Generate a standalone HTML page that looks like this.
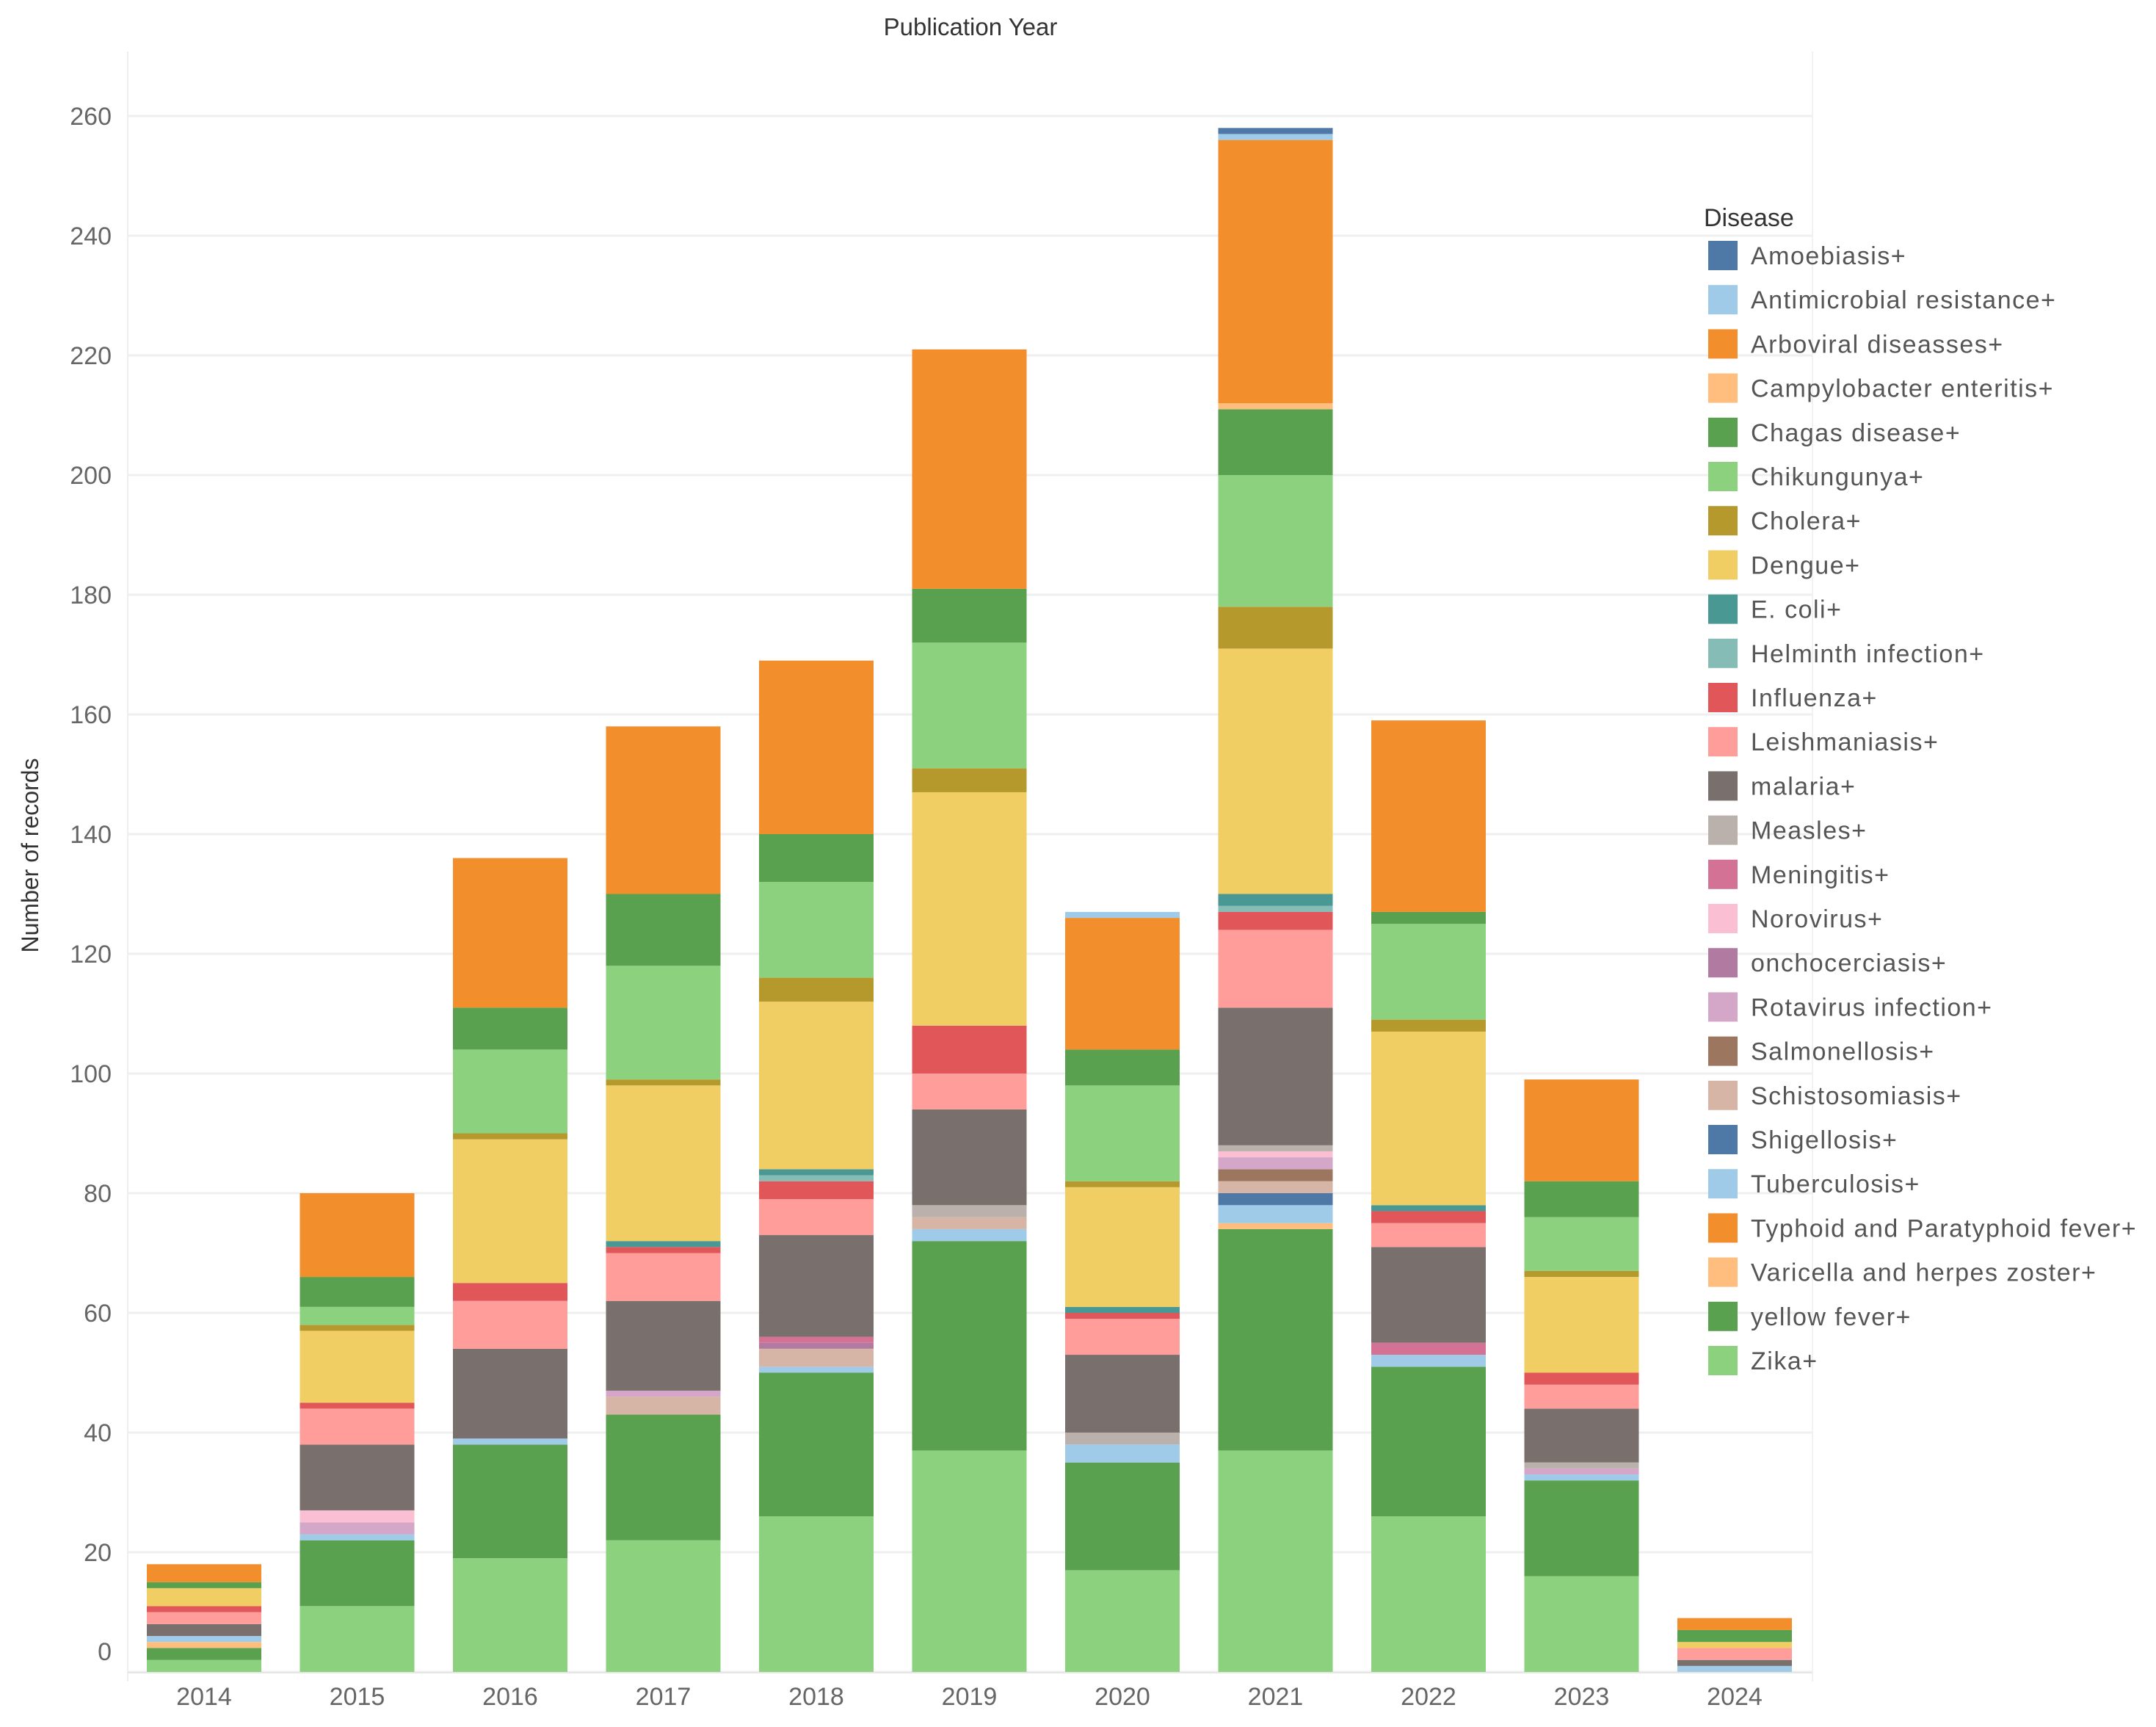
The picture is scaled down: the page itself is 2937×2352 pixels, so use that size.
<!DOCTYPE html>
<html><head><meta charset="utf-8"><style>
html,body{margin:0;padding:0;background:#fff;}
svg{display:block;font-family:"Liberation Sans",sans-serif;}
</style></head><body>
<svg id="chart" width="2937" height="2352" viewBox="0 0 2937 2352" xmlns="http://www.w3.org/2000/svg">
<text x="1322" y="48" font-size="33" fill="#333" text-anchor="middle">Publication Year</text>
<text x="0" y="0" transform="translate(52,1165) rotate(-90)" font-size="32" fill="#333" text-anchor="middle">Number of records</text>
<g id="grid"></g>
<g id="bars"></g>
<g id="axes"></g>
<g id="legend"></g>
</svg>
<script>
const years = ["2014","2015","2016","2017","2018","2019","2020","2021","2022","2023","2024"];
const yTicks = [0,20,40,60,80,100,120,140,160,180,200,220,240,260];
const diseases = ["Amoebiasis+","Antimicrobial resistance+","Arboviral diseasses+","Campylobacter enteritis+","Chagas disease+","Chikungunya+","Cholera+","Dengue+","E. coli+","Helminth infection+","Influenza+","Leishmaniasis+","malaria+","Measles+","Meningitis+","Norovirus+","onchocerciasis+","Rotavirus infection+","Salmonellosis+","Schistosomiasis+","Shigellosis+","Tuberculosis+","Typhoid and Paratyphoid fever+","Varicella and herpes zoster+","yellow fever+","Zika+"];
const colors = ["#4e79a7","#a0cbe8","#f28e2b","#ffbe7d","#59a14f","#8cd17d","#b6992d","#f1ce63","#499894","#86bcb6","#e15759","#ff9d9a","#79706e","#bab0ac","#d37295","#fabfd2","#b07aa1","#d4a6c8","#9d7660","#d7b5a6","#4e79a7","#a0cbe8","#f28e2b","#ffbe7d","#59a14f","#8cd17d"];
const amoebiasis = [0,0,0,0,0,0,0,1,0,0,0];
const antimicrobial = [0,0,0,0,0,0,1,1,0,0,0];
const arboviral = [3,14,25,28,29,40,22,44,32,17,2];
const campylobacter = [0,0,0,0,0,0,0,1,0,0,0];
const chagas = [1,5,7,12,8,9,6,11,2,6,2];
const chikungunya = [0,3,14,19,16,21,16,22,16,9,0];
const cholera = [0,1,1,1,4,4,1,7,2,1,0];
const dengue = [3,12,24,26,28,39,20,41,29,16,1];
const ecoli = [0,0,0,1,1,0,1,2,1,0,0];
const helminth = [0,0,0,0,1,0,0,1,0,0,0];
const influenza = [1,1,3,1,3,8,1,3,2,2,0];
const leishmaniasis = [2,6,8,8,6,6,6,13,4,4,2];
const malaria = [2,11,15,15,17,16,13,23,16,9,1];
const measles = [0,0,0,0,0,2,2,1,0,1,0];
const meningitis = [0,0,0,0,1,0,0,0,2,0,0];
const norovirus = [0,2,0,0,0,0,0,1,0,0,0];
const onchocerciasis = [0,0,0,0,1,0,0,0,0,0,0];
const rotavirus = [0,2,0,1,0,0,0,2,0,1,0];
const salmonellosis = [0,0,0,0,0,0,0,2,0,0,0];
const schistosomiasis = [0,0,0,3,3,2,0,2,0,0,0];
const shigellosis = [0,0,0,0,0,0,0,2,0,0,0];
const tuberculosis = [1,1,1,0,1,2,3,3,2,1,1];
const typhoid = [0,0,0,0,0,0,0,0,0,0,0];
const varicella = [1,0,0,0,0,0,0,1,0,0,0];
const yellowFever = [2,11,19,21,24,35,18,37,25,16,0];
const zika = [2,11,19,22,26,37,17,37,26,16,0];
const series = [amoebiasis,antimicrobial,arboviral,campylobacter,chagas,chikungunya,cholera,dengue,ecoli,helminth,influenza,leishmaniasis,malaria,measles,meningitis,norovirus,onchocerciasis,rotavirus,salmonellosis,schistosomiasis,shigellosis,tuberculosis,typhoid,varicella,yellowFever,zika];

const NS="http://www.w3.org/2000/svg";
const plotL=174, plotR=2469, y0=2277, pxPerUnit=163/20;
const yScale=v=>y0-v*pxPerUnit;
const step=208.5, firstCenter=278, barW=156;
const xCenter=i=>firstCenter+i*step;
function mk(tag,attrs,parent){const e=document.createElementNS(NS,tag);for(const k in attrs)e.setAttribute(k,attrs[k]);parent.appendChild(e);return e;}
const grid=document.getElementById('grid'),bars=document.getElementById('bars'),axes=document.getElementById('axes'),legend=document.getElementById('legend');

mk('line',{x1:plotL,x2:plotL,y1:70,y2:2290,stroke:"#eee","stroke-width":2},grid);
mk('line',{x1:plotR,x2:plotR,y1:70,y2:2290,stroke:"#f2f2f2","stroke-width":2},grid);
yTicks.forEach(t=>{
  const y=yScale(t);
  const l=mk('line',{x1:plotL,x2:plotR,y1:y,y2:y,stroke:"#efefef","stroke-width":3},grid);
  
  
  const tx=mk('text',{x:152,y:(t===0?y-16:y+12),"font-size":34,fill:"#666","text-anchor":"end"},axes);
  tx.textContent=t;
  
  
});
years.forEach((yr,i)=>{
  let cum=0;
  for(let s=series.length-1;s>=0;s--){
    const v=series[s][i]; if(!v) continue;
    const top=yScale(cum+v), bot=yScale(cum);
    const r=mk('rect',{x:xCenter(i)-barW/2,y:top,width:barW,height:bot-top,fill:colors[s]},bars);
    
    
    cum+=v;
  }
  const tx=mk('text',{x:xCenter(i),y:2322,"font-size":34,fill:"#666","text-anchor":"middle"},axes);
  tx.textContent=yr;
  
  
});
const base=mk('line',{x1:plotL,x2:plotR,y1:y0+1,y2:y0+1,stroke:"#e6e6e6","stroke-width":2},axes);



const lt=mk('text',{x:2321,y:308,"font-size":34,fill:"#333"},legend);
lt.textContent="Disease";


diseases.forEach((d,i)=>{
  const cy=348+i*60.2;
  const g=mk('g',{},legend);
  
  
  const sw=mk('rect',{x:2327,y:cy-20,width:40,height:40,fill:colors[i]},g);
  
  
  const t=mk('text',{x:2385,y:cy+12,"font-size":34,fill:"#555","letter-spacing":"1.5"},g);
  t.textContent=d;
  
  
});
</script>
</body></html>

..............................

Problem: Reproduce all of the data exactly; the pictures do not belong in the copy.

Exercise result:
Generate a standalone HTML page that looks like this.
The picture is scaled down: the page itself is 2937×2352 pixels, so use that size.
<!DOCTYPE html>
<html><head><meta charset="utf-8"><style>
html,body{margin:0;padding:0;background:#fff;}
svg{display:block;font-family:"Liberation Sans",sans-serif;}
</style></head><body>
<svg id="chart" width="2937" height="2352" viewBox="0 0 2937 2352" xmlns="http://www.w3.org/2000/svg">
<text x="1322" y="48" font-size="33" fill="#333" text-anchor="middle">Publication Year</text>
<text x="0" y="0" transform="translate(52,1165) rotate(-90)" font-size="32" fill="#333" text-anchor="middle">Number of records</text>
<g id="grid"></g>
<g id="bars"></g>
<g id="axes"></g>
<g id="legend"></g>
</svg>
<script>
const years = ["2014","2015","2016","2017","2018","2019","2020","2021","2022","2023","2024"];
const yTicks = [0,20,40,60,80,100,120,140,160,180,200,220,240,260];
const diseases = ["Amoebiasis+","Antimicrobial resistance+","Arboviral diseasses+","Campylobacter enteritis+","Chagas disease+","Chikungunya+","Cholera+","Dengue+","E. coli+","Helminth infection+","Influenza+","Leishmaniasis+","malaria+","Measles+","Meningitis+","Norovirus+","onchocerciasis+","Rotavirus infection+","Salmonellosis+","Schistosomiasis+","Shigellosis+","Tuberculosis+","Typhoid and Paratyphoid fever+","Varicella and herpes zoster+","yellow fever+","Zika+"];
const colors = ["#4e79a7","#a0cbe8","#f28e2b","#ffbe7d","#59a14f","#8cd17d","#b6992d","#f1ce63","#499894","#86bcb6","#e15759","#ff9d9a","#79706e","#bab0ac","#d37295","#fabfd2","#b07aa1","#d4a6c8","#9d7660","#d7b5a6","#4e79a7","#a0cbe8","#f28e2b","#ffbe7d","#59a14f","#8cd17d"];
const amoebiasis = [0,0,0,0,0,0,0,1,0,0,0];
const antimicrobial = [0,0,0,0,0,0,1,1,0,0,0];
const arboviral = [3,14,25,28,29,40,22,44,32,17,2];
const campylobacter = [0,0,0,0,0,0,0,1,0,0,0];
const chagas = [1,5,7,12,8,9,6,11,2,6,2];
const chikungunya = [0,3,14,19,16,21,16,22,16,9,0];
const cholera = [0,1,1,1,4,4,1,7,2,1,0];
const dengue = [3,12,24,26,28,39,20,41,29,16,1];
const ecoli = [0,0,0,1,1,0,1,2,1,0,0];
const helminth = [0,0,0,0,1,0,0,1,0,0,0];
const influenza = [1,1,3,1,3,8,1,3,2,2,0];
const leishmaniasis = [2,6,8,8,6,6,6,13,4,4,2];
const malaria = [2,11,15,15,17,16,13,23,16,9,1];
const measles = [0,0,0,0,0,2,2,1,0,1,0];
const meningitis = [0,0,0,0,1,0,0,0,2,0,0];
const norovirus = [0,2,0,0,0,0,0,1,0,0,0];
const onchocerciasis = [0,0,0,0,1,0,0,0,0,0,0];
const rotavirus = [0,2,0,1,0,0,0,2,0,1,0];
const salmonellosis = [0,0,0,0,0,0,0,2,0,0,0];
const schistosomiasis = [0,0,0,3,3,2,0,2,0,0,0];
const shigellosis = [0,0,0,0,0,0,0,2,0,0,0];
const tuberculosis = [1,1,1,0,1,2,3,3,2,1,1];
const typhoid = [0,0,0,0,0,0,0,0,0,0,0];
const varicella = [1,0,0,0,0,0,0,1,0,0,0];
const yellowFever = [2,11,19,21,24,35,18,37,25,16,0];
const zika = [2,11,19,22,26,37,17,37,26,16,0];
const series = [amoebiasis,antimicrobial,arboviral,campylobacter,chagas,chikungunya,cholera,dengue,ecoli,helminth,influenza,leishmaniasis,malaria,measles,meningitis,norovirus,onchocerciasis,rotavirus,salmonellosis,schistosomiasis,shigellosis,tuberculosis,typhoid,varicella,yellowFever,zika];

const NS="http://www.w3.org/2000/svg";
const plotL=174, plotR=2469, y0=2277, pxPerUnit=163/20;
const yScale=v=>y0-v*pxPerUnit;
const step=208.5, firstCenter=278, barW=156;
const xCenter=i=>firstCenter+i*step;
function mk(tag,attrs,parent){const e=document.createElementNS(NS,tag);for(const k in attrs)e.setAttribute(k,attrs[k]);parent.appendChild(e);return e;}
const grid=document.getElementById('grid'),bars=document.getElementById('bars'),axes=document.getElementById('axes'),legend=document.getElementById('legend');

mk('line',{x1:plotL,x2:plotL,y1:70,y2:2290,stroke:"#eee","stroke-width":2},grid);
mk('line',{x1:plotR,x2:plotR,y1:70,y2:2290,stroke:"#f2f2f2","stroke-width":2},grid);
yTicks.forEach(t=>{
  const y=yScale(t);
  const l=mk('line',{x1:plotL,x2:plotR,y1:y,y2:y,stroke:"#efefef","stroke-width":3},grid);
  
  
  const tx=mk('text',{x:152,y:(t===0?y-16:y+12),"font-size":34,fill:"#666","text-anchor":"end"},axes);
  tx.textContent=t;
  
  
});
years.forEach((yr,i)=>{
  let cum=0;
  for(let s=series.length-1;s>=0;s--){
    const v=series[s][i]; if(!v) continue;
    const top=yScale(cum+v), bot=yScale(cum);
    const r=mk('rect',{x:xCenter(i)-barW/2,y:top,width:barW,height:bot-top,fill:colors[s]},bars);
    
    
    cum+=v;
  }
  const tx=mk('text',{x:xCenter(i),y:2322,"font-size":34,fill:"#666","text-anchor":"middle"},axes);
  tx.textContent=yr;
  
  
});
const base=mk('line',{x1:plotL,x2:plotR,y1:y0+1,y2:y0+1,stroke:"#e6e6e6","stroke-width":2},axes);



const lt=mk('text',{x:2321,y:308,"font-size":34,fill:"#333"},legend);
lt.textContent="Disease";


diseases.forEach((d,i)=>{
  const cy=348+i*60.2;
  const g=mk('g',{},legend);
  
  
  const sw=mk('rect',{x:2327,y:cy-20,width:40,height:40,fill:colors[i]},g);
  
  
  const t=mk('text',{x:2385,y:cy+12,"font-size":34,fill:"#555","letter-spacing":"1.5"},g);
  t.textContent=d;
  
  
});
</script>
</body></html>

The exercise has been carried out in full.